Rule: if you have 4+ pairs and no strong sequence connections, commit to Seven Pairs and Pong nothing. If you have 4 pairs but also multiple sequence shapes (4-5, 7-8), assess which path reaches tenpai faster based on your current outs.

ℹ️ Seven Pairs Requires 7 Pairs — Not 6
Seven Pairs needs exactly seven pairs — all seven sets are pairs, with no final "winning pair" on top. Every pair you convert to a Pong costs you one of the seven.
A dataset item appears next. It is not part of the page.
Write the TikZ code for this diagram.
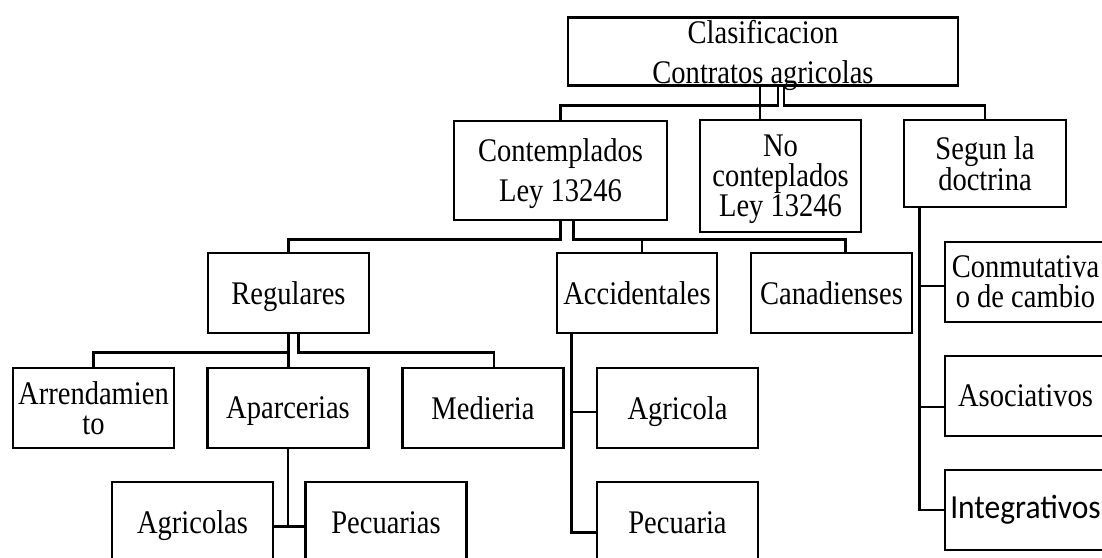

This is why committing to Seven Pairs early and protecting all pairs is critical.

6. Mid-Hand Reassessment

Your pair-vs-triplet strategy should be re-evaluated whenever:

  • You draw a tile that gives you a third copy of an existing pair — now you decide.
  • An opponent discards a tile you have two of — Pong decision.
  • Your shanten count changes significantly (either improving or worsening).
  • An opponent reaches tenpai and you need to switch from value to speed.

The fastest reassessment: at each decision point, ask "does this tile (as a Pong) or this pair (kept) move me closer to tenpai faster?" Count shanten for both paths and choose the lower one.

7. Summary Decision Tree

  1. Targeting All Pong? → Pong every viable pair.
  2. Targeting Seven Pairs (4+ pairs)? → Keep every pair, Pong nothing.
  3. Targeting Flat Hand? → Keep pairs as sequence building blocks or the final pair, never Pong.
  4. Mixed or flexible? → Pong isolated pairs with no sequence future; keep pairs with adjacent tiles.
  5. Playing closed for fan bonus? → Prefer concealed triplets over exposed Pong sets.

FAQ

Q1. Should I always Pong when I can?
No. Ponging is only correct in specific situations. If you are targeting Flat Hand, any Pong disqualifies that hand type. If you are targeting Seven Pairs, Ponging destroys a pair you need. Only Pong when it moves you toward your actual hand goal.
Q2. Can I target Seven Pairs and All Pong at the same time?
No. These are mutually exclusive hands. All Pong requires four triplet sets (no pairs). Seven Pairs requires seven pairs (no triplets). Choose one path and commit.
Q3. What is a concealed triplet and why is it better than an exposed Pong?
A concealed triplet is when you draw all three copies of a tile yourself without Ponging. It does not expose a set on the table, so opponents cannot read your hand direction. You can also declare a hidden Kong for a bonus payment without revealing which tile.